I have a rectangular map of square grid cells. Each grid cell has an x,y 
(lat,lon) centroid, and a serial number, the cell_id, starting at 0,0 in the 
top-left corner, and increasing to the right and down. Here is a picture

1     2    3  ..  9
10  11  12 .. 19
..

(except, in my map, the rows are much longer).

Right now, these "cells" are stored in Postgres/PostGIS, with the geometry in a 
geometry-type column which enables drawing a grid image and sending it to the 
browser. When a user clicks on or selects an area of the map in the browser, 
the pixel coords are converted to lat-lon, and a Pg query is able to retrieve 
the cell(s) that match the click or the select area.
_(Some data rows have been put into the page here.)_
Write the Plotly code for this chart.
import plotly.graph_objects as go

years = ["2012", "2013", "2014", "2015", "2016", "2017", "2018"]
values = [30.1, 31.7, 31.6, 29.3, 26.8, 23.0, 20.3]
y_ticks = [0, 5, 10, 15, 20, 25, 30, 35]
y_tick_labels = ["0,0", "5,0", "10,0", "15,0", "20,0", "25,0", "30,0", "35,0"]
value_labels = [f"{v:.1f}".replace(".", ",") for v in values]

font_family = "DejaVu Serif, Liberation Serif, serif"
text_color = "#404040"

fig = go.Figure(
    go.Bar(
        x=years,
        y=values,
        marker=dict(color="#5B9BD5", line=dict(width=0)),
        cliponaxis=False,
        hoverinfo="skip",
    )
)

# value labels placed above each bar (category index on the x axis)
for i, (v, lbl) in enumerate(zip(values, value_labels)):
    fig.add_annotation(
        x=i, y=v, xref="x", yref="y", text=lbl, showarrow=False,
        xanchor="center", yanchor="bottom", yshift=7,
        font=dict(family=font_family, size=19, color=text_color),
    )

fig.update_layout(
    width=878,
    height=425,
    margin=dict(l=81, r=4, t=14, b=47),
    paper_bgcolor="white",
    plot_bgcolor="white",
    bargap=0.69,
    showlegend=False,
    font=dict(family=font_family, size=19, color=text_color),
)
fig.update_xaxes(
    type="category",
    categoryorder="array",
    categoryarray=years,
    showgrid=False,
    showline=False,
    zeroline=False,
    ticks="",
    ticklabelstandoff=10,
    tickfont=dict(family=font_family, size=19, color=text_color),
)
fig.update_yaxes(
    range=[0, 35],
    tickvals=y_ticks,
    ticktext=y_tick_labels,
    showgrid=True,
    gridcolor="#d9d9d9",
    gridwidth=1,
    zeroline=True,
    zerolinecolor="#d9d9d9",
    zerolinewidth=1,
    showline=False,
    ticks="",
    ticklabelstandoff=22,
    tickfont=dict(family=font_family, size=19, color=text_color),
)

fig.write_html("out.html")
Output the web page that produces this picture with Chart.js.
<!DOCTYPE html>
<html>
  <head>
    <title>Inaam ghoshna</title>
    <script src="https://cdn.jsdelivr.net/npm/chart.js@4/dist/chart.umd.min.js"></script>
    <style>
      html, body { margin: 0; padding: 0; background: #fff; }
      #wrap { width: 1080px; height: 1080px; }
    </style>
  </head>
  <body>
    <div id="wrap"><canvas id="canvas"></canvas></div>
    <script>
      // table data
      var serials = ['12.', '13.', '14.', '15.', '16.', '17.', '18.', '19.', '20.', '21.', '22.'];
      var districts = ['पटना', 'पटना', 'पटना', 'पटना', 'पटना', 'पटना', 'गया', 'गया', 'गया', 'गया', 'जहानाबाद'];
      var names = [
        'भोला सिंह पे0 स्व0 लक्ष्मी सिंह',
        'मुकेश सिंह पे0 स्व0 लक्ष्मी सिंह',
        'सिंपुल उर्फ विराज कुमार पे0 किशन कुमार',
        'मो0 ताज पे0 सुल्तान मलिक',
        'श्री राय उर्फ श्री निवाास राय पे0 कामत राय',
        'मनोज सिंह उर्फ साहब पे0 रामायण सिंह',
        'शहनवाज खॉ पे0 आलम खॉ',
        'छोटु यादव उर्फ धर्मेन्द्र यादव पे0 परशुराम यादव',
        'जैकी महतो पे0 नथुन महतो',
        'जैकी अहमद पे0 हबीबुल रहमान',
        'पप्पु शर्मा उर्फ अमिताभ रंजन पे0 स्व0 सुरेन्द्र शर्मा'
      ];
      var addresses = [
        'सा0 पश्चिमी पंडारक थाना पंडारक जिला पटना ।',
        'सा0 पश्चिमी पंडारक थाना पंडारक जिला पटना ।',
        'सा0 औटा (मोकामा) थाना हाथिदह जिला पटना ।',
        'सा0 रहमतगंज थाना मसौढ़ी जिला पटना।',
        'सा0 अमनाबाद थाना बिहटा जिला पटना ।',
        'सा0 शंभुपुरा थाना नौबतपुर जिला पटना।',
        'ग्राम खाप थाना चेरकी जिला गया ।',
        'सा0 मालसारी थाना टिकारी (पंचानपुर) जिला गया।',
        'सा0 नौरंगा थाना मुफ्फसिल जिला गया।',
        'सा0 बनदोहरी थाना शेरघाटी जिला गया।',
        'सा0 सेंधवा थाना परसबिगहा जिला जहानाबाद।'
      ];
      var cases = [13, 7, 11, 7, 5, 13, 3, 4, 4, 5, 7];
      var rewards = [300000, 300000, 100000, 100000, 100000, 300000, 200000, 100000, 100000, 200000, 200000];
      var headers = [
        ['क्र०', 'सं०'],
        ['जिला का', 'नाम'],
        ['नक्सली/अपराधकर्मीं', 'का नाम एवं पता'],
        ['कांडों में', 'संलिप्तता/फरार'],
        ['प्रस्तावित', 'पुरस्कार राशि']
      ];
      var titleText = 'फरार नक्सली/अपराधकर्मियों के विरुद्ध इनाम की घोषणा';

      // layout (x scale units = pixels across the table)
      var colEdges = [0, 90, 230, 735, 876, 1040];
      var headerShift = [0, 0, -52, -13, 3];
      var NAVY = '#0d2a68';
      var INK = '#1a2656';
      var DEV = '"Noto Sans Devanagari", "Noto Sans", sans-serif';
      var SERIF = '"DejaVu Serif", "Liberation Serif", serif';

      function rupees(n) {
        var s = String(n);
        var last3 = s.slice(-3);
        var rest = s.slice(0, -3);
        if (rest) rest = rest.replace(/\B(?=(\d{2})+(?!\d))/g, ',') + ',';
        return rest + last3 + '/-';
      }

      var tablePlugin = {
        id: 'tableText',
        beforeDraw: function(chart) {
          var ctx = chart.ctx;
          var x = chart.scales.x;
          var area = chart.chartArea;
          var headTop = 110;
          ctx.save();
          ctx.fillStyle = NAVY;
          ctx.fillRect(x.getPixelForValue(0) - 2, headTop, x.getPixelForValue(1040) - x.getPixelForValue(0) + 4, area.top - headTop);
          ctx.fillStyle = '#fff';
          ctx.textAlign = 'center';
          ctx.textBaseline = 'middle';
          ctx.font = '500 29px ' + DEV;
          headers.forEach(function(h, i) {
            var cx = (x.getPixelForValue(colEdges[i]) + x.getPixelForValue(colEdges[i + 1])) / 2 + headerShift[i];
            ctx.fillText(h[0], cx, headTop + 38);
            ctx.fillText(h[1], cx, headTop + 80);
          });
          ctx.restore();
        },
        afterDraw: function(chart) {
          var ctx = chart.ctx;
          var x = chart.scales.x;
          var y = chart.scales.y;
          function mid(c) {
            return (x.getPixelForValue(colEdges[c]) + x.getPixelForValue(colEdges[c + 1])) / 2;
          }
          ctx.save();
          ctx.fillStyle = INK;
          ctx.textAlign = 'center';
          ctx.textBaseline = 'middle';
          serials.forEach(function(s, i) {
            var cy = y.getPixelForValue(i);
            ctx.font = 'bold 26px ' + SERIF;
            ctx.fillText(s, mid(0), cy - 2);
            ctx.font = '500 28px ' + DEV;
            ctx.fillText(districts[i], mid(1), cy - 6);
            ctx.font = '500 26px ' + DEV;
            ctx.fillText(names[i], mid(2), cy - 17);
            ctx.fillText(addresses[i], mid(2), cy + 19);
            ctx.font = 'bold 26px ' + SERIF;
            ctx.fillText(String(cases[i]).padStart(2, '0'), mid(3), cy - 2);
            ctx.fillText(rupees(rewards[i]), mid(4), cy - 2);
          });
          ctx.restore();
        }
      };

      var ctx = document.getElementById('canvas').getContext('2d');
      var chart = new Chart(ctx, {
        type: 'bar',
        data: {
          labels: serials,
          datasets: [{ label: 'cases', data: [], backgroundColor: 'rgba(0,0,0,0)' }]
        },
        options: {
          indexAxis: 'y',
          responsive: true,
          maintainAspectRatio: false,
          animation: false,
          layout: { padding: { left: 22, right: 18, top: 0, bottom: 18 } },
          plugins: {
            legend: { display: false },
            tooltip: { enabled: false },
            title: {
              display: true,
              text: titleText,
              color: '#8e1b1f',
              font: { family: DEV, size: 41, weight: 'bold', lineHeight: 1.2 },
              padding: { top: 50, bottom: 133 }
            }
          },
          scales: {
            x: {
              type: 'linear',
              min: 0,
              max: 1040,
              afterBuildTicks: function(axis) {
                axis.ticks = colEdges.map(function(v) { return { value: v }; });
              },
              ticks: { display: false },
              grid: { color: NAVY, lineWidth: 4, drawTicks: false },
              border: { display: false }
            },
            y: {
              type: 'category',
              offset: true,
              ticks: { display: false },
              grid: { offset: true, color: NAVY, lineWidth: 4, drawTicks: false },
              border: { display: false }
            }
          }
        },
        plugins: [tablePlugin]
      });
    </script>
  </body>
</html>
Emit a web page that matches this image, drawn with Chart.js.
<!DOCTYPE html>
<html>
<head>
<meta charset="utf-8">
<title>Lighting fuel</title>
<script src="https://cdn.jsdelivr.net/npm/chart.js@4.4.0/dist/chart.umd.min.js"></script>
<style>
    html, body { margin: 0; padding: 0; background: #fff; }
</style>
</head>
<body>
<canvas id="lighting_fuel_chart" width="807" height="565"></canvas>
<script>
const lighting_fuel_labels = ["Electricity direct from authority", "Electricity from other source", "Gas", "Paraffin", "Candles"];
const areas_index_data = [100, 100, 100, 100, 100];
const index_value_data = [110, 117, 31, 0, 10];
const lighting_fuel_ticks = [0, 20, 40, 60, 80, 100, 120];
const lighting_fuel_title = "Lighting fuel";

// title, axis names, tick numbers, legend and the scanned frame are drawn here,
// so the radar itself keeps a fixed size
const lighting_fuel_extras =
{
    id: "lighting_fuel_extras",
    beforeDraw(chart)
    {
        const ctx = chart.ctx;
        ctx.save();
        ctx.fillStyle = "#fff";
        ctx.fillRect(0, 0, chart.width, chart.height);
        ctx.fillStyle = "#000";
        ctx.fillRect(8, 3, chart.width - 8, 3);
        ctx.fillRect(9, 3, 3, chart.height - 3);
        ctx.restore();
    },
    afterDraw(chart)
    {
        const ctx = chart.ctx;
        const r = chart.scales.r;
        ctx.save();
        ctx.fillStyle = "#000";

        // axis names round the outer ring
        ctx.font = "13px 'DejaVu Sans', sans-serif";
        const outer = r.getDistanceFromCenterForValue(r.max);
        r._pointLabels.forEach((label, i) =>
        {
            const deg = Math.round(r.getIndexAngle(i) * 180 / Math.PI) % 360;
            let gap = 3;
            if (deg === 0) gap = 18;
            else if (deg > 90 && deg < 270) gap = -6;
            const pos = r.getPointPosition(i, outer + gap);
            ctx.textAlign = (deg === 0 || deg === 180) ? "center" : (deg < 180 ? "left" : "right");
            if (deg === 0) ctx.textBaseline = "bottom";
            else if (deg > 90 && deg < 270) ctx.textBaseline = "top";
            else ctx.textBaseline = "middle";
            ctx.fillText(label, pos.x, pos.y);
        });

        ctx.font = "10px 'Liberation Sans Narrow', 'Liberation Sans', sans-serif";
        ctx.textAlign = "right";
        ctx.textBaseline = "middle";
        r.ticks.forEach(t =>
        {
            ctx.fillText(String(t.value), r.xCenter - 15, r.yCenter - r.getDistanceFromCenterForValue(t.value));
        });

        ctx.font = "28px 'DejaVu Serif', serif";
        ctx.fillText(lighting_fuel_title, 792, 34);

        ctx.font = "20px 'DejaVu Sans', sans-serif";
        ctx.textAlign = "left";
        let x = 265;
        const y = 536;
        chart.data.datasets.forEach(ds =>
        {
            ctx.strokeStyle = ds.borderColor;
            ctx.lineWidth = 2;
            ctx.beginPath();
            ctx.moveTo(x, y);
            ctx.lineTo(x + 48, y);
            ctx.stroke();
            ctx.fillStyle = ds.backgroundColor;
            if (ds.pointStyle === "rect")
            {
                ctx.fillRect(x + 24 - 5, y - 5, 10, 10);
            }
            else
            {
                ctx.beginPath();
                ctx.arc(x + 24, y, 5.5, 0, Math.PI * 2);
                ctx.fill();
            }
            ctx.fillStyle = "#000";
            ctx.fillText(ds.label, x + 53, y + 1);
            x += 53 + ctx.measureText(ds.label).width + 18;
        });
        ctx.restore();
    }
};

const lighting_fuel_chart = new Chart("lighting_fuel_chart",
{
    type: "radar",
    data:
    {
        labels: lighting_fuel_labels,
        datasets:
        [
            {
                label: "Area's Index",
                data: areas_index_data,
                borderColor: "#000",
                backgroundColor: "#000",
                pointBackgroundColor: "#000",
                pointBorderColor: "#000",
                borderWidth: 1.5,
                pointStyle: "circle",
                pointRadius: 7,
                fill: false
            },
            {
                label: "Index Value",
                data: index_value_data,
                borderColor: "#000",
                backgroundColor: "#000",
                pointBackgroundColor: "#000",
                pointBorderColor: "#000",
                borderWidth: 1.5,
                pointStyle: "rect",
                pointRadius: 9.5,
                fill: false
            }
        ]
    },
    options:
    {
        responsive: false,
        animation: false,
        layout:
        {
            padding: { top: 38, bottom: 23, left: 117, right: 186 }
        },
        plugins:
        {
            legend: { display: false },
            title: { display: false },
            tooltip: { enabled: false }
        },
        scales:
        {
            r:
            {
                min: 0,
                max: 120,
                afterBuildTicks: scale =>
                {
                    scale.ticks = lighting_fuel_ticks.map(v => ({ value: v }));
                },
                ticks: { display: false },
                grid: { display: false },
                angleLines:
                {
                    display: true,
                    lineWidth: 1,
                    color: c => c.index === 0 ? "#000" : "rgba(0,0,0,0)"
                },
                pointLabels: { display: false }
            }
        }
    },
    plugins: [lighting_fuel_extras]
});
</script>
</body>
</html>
I am considering storing some of the attribute data for these cells as a 
rectangular piddle, in files (hence, my experimentation with FastRaw, and 
range() and at(), etc.). PDL is fast. Very, very fast.
Much faster than the database, in my initial, non-scientific tests.

However, in order to find the correct attributes, I have to have the x,y of the 
piddle elements I want. But, what I have is the lat-lon of the user click or 
area selection. Of course, I can query the Pg table, get the cell_ids (the 
serial number), have a function that calculates the x,y based on the serial 
number, and then look up in the piddle.
What I am wondering is -- can I bypass the db completely? Because of my geog. 
transformation, the lat-lon spaces maps to the rectangular space.

Hence, can I --
1. based on a click or an area selection, determine the cell_ids of the one or 
more cells (the click will fall in a square cell, hence the cell_id of that 
cell, and the area selection will "contain" within it, for some definition of 
"contain," many square cells, hence the cell_ids of those cells);

2. convert the cell_ids from #1 above to x,y coords of the PDL;

3. use range() or at() to retrieve the values for those cells from the PDL;

4. do something with those values, like, make an image using PLplot or GD?

How?

I want to do this because: (1) as I said, PDL is way faster than a db;
(2) PDL is way funner than a db; (3) it is a nice challenge, worth exploring.

Since I am way too new with PDL, I would appreciate any guidance I can get.